**Task to carry out**: Restate the data exactly as given and keep the pictures out.

**Recorded information**:

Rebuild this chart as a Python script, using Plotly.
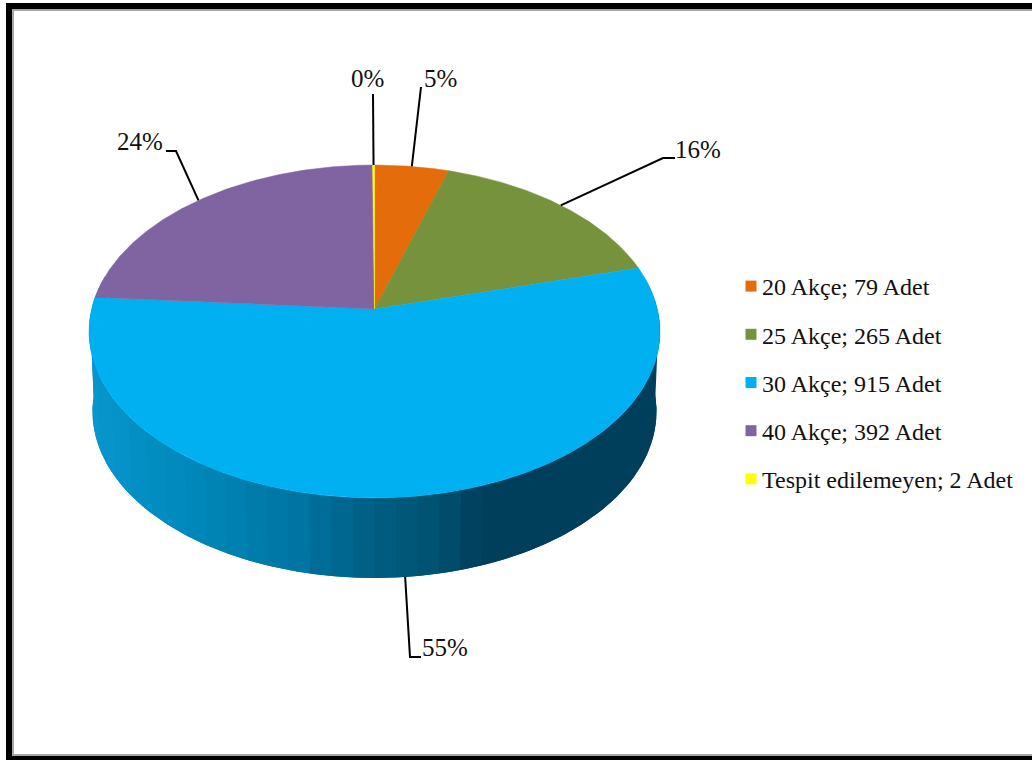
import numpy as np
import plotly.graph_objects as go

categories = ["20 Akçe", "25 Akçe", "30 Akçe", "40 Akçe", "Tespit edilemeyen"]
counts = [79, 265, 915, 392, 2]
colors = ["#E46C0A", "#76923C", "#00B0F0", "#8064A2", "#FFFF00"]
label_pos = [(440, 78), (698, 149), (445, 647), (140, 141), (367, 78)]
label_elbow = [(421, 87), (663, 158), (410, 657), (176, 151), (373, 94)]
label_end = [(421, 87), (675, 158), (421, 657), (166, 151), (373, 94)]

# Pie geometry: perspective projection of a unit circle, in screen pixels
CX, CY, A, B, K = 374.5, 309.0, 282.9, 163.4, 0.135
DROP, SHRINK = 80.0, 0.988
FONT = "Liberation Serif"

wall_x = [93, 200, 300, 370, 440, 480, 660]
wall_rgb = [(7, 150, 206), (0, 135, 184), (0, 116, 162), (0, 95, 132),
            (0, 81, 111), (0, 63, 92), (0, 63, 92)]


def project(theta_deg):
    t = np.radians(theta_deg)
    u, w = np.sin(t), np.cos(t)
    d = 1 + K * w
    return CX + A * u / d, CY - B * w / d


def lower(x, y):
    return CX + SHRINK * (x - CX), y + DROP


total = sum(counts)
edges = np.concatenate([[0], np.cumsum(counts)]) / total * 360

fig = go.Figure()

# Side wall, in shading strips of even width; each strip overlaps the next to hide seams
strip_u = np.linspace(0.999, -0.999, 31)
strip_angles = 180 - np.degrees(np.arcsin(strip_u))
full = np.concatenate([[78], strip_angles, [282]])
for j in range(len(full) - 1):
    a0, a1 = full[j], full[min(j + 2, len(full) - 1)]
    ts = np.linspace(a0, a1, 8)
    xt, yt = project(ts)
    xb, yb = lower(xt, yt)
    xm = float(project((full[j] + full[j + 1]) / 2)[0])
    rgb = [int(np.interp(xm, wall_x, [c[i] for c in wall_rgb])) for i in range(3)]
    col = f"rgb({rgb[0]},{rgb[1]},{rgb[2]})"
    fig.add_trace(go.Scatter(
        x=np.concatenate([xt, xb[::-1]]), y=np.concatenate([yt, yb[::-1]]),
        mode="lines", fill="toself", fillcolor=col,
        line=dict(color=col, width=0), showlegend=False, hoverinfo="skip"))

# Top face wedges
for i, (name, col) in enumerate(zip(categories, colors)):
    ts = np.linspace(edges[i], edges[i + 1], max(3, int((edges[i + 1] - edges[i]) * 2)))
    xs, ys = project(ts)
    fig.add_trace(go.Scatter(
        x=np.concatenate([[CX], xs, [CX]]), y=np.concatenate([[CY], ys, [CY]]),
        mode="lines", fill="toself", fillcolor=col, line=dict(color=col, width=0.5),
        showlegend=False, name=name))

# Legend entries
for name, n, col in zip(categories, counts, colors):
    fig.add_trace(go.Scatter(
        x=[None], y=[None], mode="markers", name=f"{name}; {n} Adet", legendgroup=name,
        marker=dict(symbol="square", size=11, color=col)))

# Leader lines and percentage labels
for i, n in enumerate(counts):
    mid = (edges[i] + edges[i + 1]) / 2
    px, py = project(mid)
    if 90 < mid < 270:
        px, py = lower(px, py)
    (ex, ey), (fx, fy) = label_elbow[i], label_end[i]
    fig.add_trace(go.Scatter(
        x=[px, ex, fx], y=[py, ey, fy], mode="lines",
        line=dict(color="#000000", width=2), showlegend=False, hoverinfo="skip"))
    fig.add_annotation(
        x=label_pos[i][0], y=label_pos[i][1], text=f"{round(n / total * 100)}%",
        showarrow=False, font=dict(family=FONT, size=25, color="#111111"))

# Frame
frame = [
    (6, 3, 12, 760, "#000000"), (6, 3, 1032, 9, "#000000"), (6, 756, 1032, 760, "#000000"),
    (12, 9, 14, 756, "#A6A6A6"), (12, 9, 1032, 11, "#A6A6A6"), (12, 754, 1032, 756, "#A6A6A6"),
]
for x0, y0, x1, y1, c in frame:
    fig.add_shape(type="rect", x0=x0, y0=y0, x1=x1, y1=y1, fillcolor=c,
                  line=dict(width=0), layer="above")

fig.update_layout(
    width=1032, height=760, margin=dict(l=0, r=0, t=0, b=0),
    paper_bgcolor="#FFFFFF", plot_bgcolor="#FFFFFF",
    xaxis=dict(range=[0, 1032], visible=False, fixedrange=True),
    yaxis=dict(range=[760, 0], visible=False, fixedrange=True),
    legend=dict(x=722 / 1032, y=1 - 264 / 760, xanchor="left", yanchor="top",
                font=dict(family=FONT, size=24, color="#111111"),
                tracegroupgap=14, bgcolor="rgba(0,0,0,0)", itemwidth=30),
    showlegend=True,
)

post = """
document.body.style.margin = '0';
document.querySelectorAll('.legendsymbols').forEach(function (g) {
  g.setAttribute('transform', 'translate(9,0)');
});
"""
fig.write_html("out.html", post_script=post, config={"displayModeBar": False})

**Solution below**:
Rebuild this chart as a Python script, using Plotly.
import numpy as np
import plotly.graph_objects as go

categories = ["20 Akçe", "25 Akçe", "30 Akçe", "40 Akçe", "Tespit edilemeyen"]
counts = [79, 265, 915, 392, 2]
colors = ["#E46C0A", "#76923C", "#00B0F0", "#8064A2", "#FFFF00"]
label_pos = [(440, 78), (698, 149), (445, 647), (140, 141), (367, 78)]
label_elbow = [(421, 87), (663, 158), (410, 657), (176, 151), (373, 94)]
label_end = [(421, 87), (675, 158), (421, 657), (166, 151), (373, 94)]

# Pie geometry: perspective projection of a unit circle, in screen pixels
CX, CY, A, B, K = 374.5, 309.0, 282.9, 163.4, 0.135
DROP, SHRINK = 80.0, 0.988
FONT = "Liberation Serif"

wall_x = [93, 200, 300, 370, 440, 480, 660]
wall_rgb = [(7, 150, 206), (0, 135, 184), (0, 116, 162), (0, 95, 132),
            (0, 81, 111), (0, 63, 92), (0, 63, 92)]


def project(theta_deg):
    t = np.radians(theta_deg)
    u, w = np.sin(t), np.cos(t)
    d = 1 + K * w
    return CX + A * u / d, CY - B * w / d


def lower(x, y):
    return CX + SHRINK * (x - CX), y + DROP


total = sum(counts)
edges = np.concatenate([[0], np.cumsum(counts)]) / total * 360

fig = go.Figure()

# Side wall, in shading strips of even width; each strip overlaps the next to hide seams
strip_u = np.linspace(0.999, -0.999, 31)
strip_angles = 180 - np.degrees(np.arcsin(strip_u))
full = np.concatenate([[78], strip_angles, [282]])
for j in range(len(full) - 1):
    a0, a1 = full[j], full[min(j + 2, len(full) - 1)]
    ts = np.linspace(a0, a1, 8)
    xt, yt = project(ts)
    xb, yb = lower(xt, yt)
    xm = float(project((full[j] + full[j + 1]) / 2)[0])
    rgb = [int(np.interp(xm, wall_x, [c[i] for c in wall_rgb])) for i in range(3)]
    col = f"rgb({rgb[0]},{rgb[1]},{rgb[2]})"
    fig.add_trace(go.Scatter(
        x=np.concatenate([xt, xb[::-1]]), y=np.concatenate([yt, yb[::-1]]),
        mode="lines", fill="toself", fillcolor=col,
        line=dict(color=col, width=0), showlegend=False, hoverinfo="skip"))

# Top face wedges
for i, (name, col) in enumerate(zip(categories, colors)):
    ts = np.linspace(edges[i], edges[i + 1], max(3, int((edges[i + 1] - edges[i]) * 2)))
    xs, ys = project(ts)
    fig.add_trace(go.Scatter(
        x=np.concatenate([[CX], xs, [CX]]), y=np.concatenate([[CY], ys, [CY]]),
        mode="lines", fill="toself", fillcolor=col, line=dict(color=col, width=0.5),
        showlegend=False, name=name))

# Legend entries
for name, n, col in zip(categories, counts, colors):
    fig.add_trace(go.Scatter(
        x=[None], y=[None], mode="markers", name=f"{name}; {n} Adet", legendgroup=name,
        marker=dict(symbol="square", size=11, color=col)))

# Leader lines and percentage labels
for i, n in enumerate(counts):
    mid = (edges[i] + edges[i + 1]) / 2
    px, py = project(mid)
    if 90 < mid < 270:
        px, py = lower(px, py)
    (ex, ey), (fx, fy) = label_elbow[i], label_end[i]
    fig.add_trace(go.Scatter(
        x=[px, ex, fx], y=[py, ey, fy], mode="lines",
        line=dict(color="#000000", width=2), showlegend=False, hoverinfo="skip"))
    fig.add_annotation(
        x=label_pos[i][0], y=label_pos[i][1], text=f"{round(n / total * 100)}%",
        showarrow=False, font=dict(family=FONT, size=25, color="#111111"))

# Frame
frame = [
    (6, 3, 12, 760, "#000000"), (6, 3, 1032, 9, "#000000"), (6, 756, 1032, 760, "#000000"),
    (12, 9, 14, 756, "#A6A6A6"), (12, 9, 1032, 11, "#A6A6A6"), (12, 754, 1032, 756, "#A6A6A6"),
]
for x0, y0, x1, y1, c in frame:
    fig.add_shape(type="rect", x0=x0, y0=y0, x1=x1, y1=y1, fillcolor=c,
                  line=dict(width=0), layer="above")

fig.update_layout(
    width=1032, height=760, margin=dict(l=0, r=0, t=0, b=0),
    paper_bgcolor="#FFFFFF", plot_bgcolor="#FFFFFF",
    xaxis=dict(range=[0, 1032], visible=False, fixedrange=True),
    yaxis=dict(range=[760, 0], visible=False, fixedrange=True),
    legend=dict(x=722 / 1032, y=1 - 264 / 760, xanchor="left", yanchor="top",
                font=dict(family=FONT, size=24, color="#111111"),
                tracegroupgap=14, bgcolor="rgba(0,0,0,0)", itemwidth=30),
    showlegend=True,
)

post = """
document.body.style.margin = '0';
document.querySelectorAll('.legendsymbols').forEach(function (g) {
  g.setAttribute('transform', 'translate(9,0)');
});
"""
fig.write_html("out.html", post_script=post, config={"displayModeBar": False})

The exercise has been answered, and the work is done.